Cak Sot bilang ini bukan soal Islam atau apapun papan nama yang biasa disematkan orang yang mengurung diri dalam kotak identitas itu. Ini soal pembelajaran dan latihan cara berjalan, meneliti ketepatan jalan. Kita pastikan arah perjalanan hidup kita adalah Fi Sabilillah. Kemudian kita utamakan meletakkan kendaraan jasad kita di Syariatul-Ilah. Lantas pastikan menemukan getaran Thariqatu-Hubbillah. Dan akhirnya waspada terhadap presisi as-Shirat al-Mustaqim ilallah. Sampai tua renta sekarang ini aku masih gemetar-gemetar, mata sering kabur terhadap presisi itu. Aku tidak pernah menyalah-nyalahkan orang yang mungkin kutemukan tidak mengurusi presisi as-Shirat al-Mustaqim, sehingga sangat rasional dan faktual untuk disebut sesat. Aku seperti tidak cukup waktu untuk memastikan presisi arah hidupku sendiri”

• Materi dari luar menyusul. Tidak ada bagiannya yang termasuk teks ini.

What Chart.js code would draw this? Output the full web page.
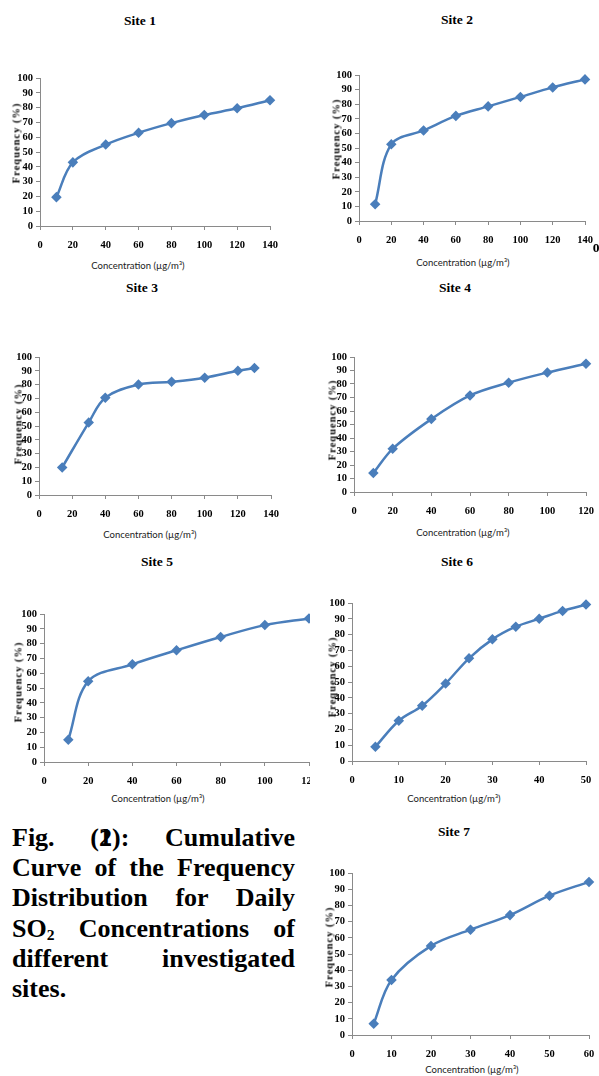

Setelah terdiam sejenak, Cak Sot bergeremang seperti untuk didengarnya sendiri. “Aku ngeri ditimpa pembalasan oleh Allah. Agama menurut Allah adalah Pembalasan. Dan demi Langit yang ada padanya jalan-jalan. Kalian sungguh sedang dirunding perbedaan pendapat. Dipalingkan darimu Rasul dan AlQur`an. Terkutuklah para pendusta. Yakni orang-orang yang terbenam dalam kebodohan dan kelalaian. Mereka bertanya: Kapan Hari Pembalasan itu?” [1] (Adz-Dzariyat: 7-12).